I was in a park in Hong Kong once, when a young Chinese guy in a suit rushed up to me and asked me to proof read what he had written. It was the English instructions for assembling some gizmo. I thought he was pretty clever to double-check his work in that manner, but then again, half drunk sailors lolling about in parks might explain why some Chinese instructions verge on being gibberish.
At any rate, for the billboard above a Chinese (or Japanese) fellow obviously ran his translation through a computer. Sadly for him the translation server had crashed and the message wasn't translated as faithfully as he hoped.
The picture above, and the few that follow are from Carrie & Danielle's post 12 Digital Billboard Fails. I swiped four of them, you can see the rest along with their comments at the link.
By the way, in what was a first for me, this post was suggested by a reader, Andrea Smart. So Andrea, you get my first real hat tip and thanks for the suggestion (you can also email me at ambisinistral at gmail dot com if you don't want to use the 'contact me' form on the blog in the future).

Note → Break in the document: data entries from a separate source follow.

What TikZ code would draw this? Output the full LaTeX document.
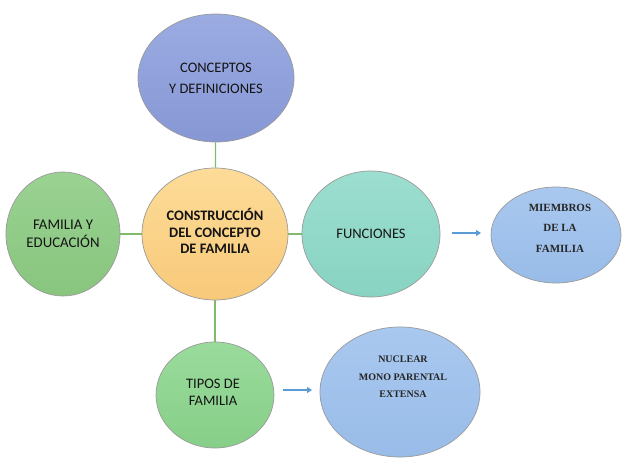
\documentclass[tikz,border=0pt]{standalone}
\usepackage{fontspec}
\setmainfont{Carlito}
\newfontfamily\serifnote{Liberation Serif}
\usetikzlibrary{shapes.geometric,arrows.meta}

\definecolor{linkgreen}{HTML}{82BA6C}
\definecolor{arrowblue}{HTML}{5B9BD5}
\definecolor{rimgray}{HTML}{9A9A9A}
\definecolor{orangeTop}{HTML}{FDDC98}
\definecolor{orangeBot}{HTML}{F8C97A}
\definecolor{violetTop}{HTML}{9BABE2}
\definecolor{violetBot}{HTML}{8797D5}
\definecolor{leafTop}{HTML}{9AD292}
\definecolor{leafBot}{HTML}{88C57E}
\definecolor{tealTop}{HTML}{9CDED0}
\definecolor{tealBot}{HTML}{88D3C2}
\definecolor{mintTop}{HTML}{9ADB9C}
\definecolor{mintBot}{HTML}{86CF88}
\definecolor{skyTop}{HTML}{A9C8EF}
\definecolor{skyBot}{HTML}{98BCE8}

\tikzset{
  blob/.style={ellipse, draw=rimgray, line width=0.7pt, inner sep=0pt,
    align=center, text=black!92},
  sizeto/.style 2 args={minimum width=#1pt, minimum height=#2pt},
  shade2/.style 2 args={top color=#1, bottom color=#2},
  link/.style={draw=linkgreen, line width=1.2pt},
  flow/.style={draw=arrowblue, line width=1.1pt, -{Triangle[length=5pt,width=6pt]}},
}

\begin{document}
\begin{tikzpicture}[x=1pt,y=-1pt]
\useasboundingbox[fill=white] (0,0) rectangle (641,469);

% central idea
\node[blob, sizeto={146}{132}, shade2={orangeTop}{orangeBot}] (centre) at (215,234) {};
\node[align=center, font=\bfseries\fontsize{14.5}{16.8}\selectfont, text=black!92]
  (centretxt) at (215,231) {CONSTRUCCIÓN\\DEL CONCEPTO\\DE FAMILIA};

% surrounding topics
\node[blob, sizeto={156}{128}, shade2={violetTop}{violetBot},
      font=\fontsize{14.5}{21}\selectfont]
  (concepts) at (216,78) {CONCEPTOS\\ Y DEFINICIONES};
\node[blob, sizeto={114}{124}, shade2={leafTop}{leafBot},
      font=\fontsize{14.8}{18}\selectfont]
  (educ) at (63,234) {FAMILIA Y\\EDUCACIÓN};
\node[blob, sizeto={138}{126}, shade2={tealTop}{tealBot},
      font=\fontsize{14.5}{19}\selectfont]
  (func) at (371,234) {FUNCIONES};
\node[blob, sizeto={118}{106}, shade2={mintTop}{mintBot}] (types) at (215,395) {};
\node[align=center, font=\fontsize{14.5}{17}\selectfont, text=black!92]
  (typestxt) at (213,392) {TIPOS DE\\FAMILIA};

% detail bubbles
\node[blob, sizeto={130}{96}, shade2={skyTop}{skyBot}] (members) at (556,235) {};
\node[align=center, font=\serifnote\bfseries\fontsize{11}{20.5}\selectfont, text=black!85]
  (memberstxt) at (560,228) {MIEMBROS\\DE LA\\FAMILIA};
\node[blob, sizeto={160}{130}, shade2={skyTop}{skyBot}] (kinds) at (400,392) {};
\node[align=center, font=\serifnote\bfseries\fontsize{10}{17.5}\selectfont, text=black!85]
  (kindstxt) at (403,377) {NUCLEAR\\MONO PARENTAL\\EXTENSA};

% links from the central idea
\draw[link] (centre) -- (concepts);
\draw[link] (centre) -- (educ);
\draw[link] (centre) -- (func);
\draw[link] (centre) -- (types);

% arrows towards the detail bubbles
\coordinate (f1) at (452,233);
\coordinate (f2) at (481,233);
\draw[flow] (f1) -- (f2);
\coordinate (t1) at (283,390);
\coordinate (t2) at (312,390);
\draw[flow] (t1) -- (t2);
\end{tikzpicture}
\end{document}
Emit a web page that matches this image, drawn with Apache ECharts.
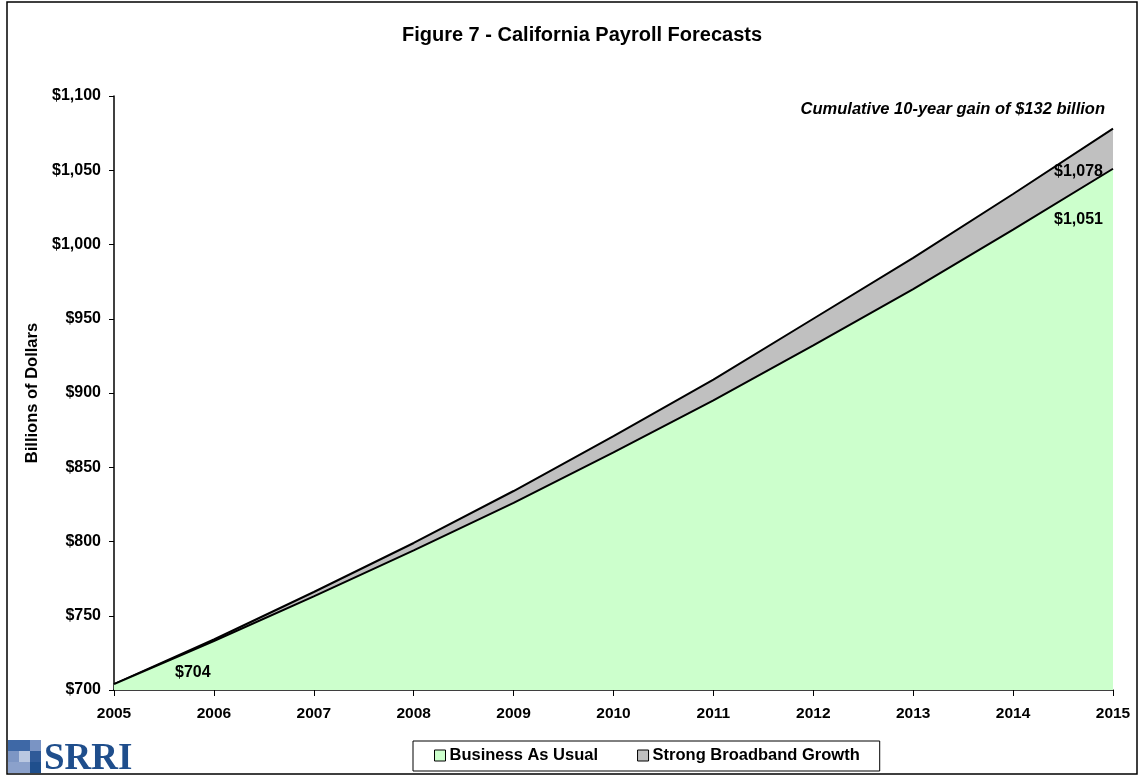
<!DOCTYPE html>
<html>
<head>
<meta charset="utf-8">
<title>California Payroll Forecasts</title>
<script src="https://cdn.jsdelivr.net/npm/echarts@6/dist/echarts.min.js"></script>
<style>
  html, body { margin: 0; padding: 0; background: #fff; }
  #chart { width: 1140px; height: 776px; }
</style>
</head>
<body>
<div id="chart"></div>
<script>
// Forecast years and payroll totals (billions of dollars)
const years = [2005, 2006, 2007, 2008, 2009, 2010, 2011, 2012, 2013, 2014, 2015];
const businessAsUsual = [704, 733, 763, 794, 826, 860, 895, 932, 970, 1010, 1051];
const strongBroadband = [704, 734, 766, 799, 834, 871, 909, 950, 991, 1034, 1078];
const seriesNames = ['Business As Usual', 'Strong Broadband Growth'];
const yTicks = [700, 750, 800, 850, 900, 950, 1000, 1050, 1100];

const FONT = '"Liberation Sans", Arial, sans-serif';
const money = v => '$' + Math.round(v).toLocaleString('en-US');

// Cumulative gain over the forecast window
const cumulativeGain = strongBroadband.reduce((s, v, i) => s + (v - businessAsUsual[i]), 0);

const last = years.length - 1;
const labelStyle = { show: true, color: '#000', fontFamily: FONT, fontWeight: 'bold', fontSize: 16 };

const bauData = years.map((y, i) => {
  const item = { value: [y, businessAsUsual[i]] };
  if (i === 0) {
    item.label = Object.assign({}, labelStyle, { position: 'right', offset: [56, -11], formatter: p => money(p.value[1]) });
  } else if (i === last) {
    item.label = Object.assign({}, labelStyle, { position: 'left', offset: [-5, 51], formatter: p => money(p.value[1]) });
  }
  return item;
});
const broadbandData = years.map((y, i) => {
  const item = { value: [y, strongBroadband[i]] };
  if (i === last) {
    item.label = Object.assign({}, labelStyle, { position: 'left', offset: [-5, 43], formatter: p => money(p.value[1]) });
  }
  return item;
});

const chart = echarts.init(document.getElementById('chart'), null, { renderer: 'canvas' });

chart.setOption({
  backgroundColor: '#ffffff',
  animation: false,
  title: {
    text: 'Figure 7 - California Payroll Forecasts',
    left: 577, top: 20, textAlign: 'center',
    textStyle: { fontFamily: FONT, fontWeight: 'bold', fontSize: 20, color: '#000' }
  },
  grid: { left: 114, right: 27, top: 96, bottom: 86, containLabel: false },
  legend: {
    left: 413, top: 741,
    padding: [6, 20, 7, 21],
    itemGap: 39,
    itemWidth: 11, itemHeight: 11,
    borderColor: '#000', borderWidth: 1,
    icon: 'rect',
    textStyle: { fontFamily: FONT, fontWeight: 'bold', fontSize: 16.5, color: '#000', padding: [0, 0, 0, -1] },
    data: [
      { name: seriesNames[0], itemStyle: { color: '#CCFFCC', borderColor: '#000', borderWidth: 1 } },
      { name: seriesNames[1], itemStyle: { color: '#C0C0C0', borderColor: '#000', borderWidth: 1 } }
    ]
  },
  xAxis: {
    type: 'value', min: 2005, max: 2015, interval: 1,
    axisLine: { show: true, lineStyle: { color: '#000', width: 1.5 } },
    axisTick: { show: true, length: 6, lineStyle: { color: '#000', width: 1 } },
    axisLabel: { margin: 16, fontFamily: FONT, fontWeight: 'bold', fontSize: 15.5, color: '#000', formatter: v => String(v) },
    splitLine: { show: false }
  },
  yAxis: {
    type: 'value', min: yTicks[0], max: yTicks[yTicks.length - 1], interval: 50,
    name: 'Billions of Dollars', nameLocation: 'middle', nameGap: 69, nameRotate: 90,
    nameTextStyle: { fontFamily: FONT, fontWeight: 'bold', fontSize: 16.5, color: '#000' },
    axisLine: { show: true, lineStyle: { color: '#000', width: 1.5 } },
    axisTick: { show: true, length: 5, lineStyle: { color: '#000', width: 1 } },
    axisLabel: { margin: 13, fontFamily: FONT, fontWeight: 'bold', fontSize: 16, color: '#000', formatter: v => money(v) },
    splitLine: { show: false }
  },
  series: [
    {
      name: seriesNames[1], type: 'line', data: broadbandData,
      symbol: 'circle', symbolSize: 0, showSymbol: true, smooth: false,
      lineStyle: { color: '#000', width: 2 },
      itemStyle: { color: '#C0C0C0' },
      areaStyle: { color: '#C0C0C0', opacity: 1, origin: 'start' },
      emphasis: { disabled: true }, z: 2
    },
    {
      name: seriesNames[0], type: 'line', data: bauData,
      symbol: 'circle', symbolSize: 0, showSymbol: true, smooth: false,
      lineStyle: { color: '#000', width: 2 },
      itemStyle: { color: '#CCFFCC' },
      areaStyle: { color: '#CCFFCC', opacity: 1, origin: 'start' },
      emphasis: { disabled: true }, z: 3
    }
  ],
  graphic: [
    // outer frame
    { type: 'rect', shape: { x: 7, y: 2, width: 1130, height: 772 }, style: { fill: null, stroke: '#000', lineWidth: 1.5 }, silent: true, z: -1 },
    // annotation
    {
      type: 'text', right: 35, top: 101,
      style: {
        text: 'Cumulative 10-year gain of ' + money(cumulativeGain) + ' billion',
        font: 'italic bold 16.5px ' + FONT, fill: '#000'
      }
    },
    // SRRI logo
    {
      type: 'group', left: 8, top: 740,
      children: [
        { type: 'rect', shape: { x: 0, y: 0, width: 22, height: 11 }, style: { fill: '#3E68A6' } },
        { type: 'rect', shape: { x: 22, y: 0, width: 11, height: 11 }, style: { fill: '#7A94C4' } },
        { type: 'rect', shape: { x: 0, y: 11, width: 11, height: 11 }, style: { fill: '#7D96C4' } },
        { type: 'rect', shape: { x: 11, y: 11, width: 11, height: 11 }, style: { fill: '#BAC8E1' } },
        { type: 'rect', shape: { x: 22, y: 11, width: 11, height: 11 }, style: { fill: '#2F5A98' } },
        { type: 'rect', shape: { x: 0, y: 22, width: 22, height: 11 }, style: { fill: '#8BA1CB' } },
        { type: 'rect', shape: { x: 22, y: 22, width: 11, height: 11 }, style: { fill: '#1F4F8D' } },
        { type: 'text', x: 36, y: 1, style: { text: 'SRRI', font: 'bold 37px "Liberation Serif", "Times New Roman", serif', fill: '#1F4E8C' } }
      ]
    }
  ]
});
</script>
</body>
</html>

Local station New 15 probably thought streaming a Twitter feed would bring them into the social media age and impress the youngsters. It did, and with what were completely hilarious results. If anybody sees those three, call you local sheriff.
Sony developed its own OS for their phones, so -- even though it was an error -- seeming to sell them by displaying a glitched looking Windows 2000 screen may not have been the brightest marketing moves of all times. You've got to have fail over protection on public displays like this.
Above is another thing that can go wrong -- hooligan h4x0rs. I wonder if the sign folks changed their password or left the default one in place?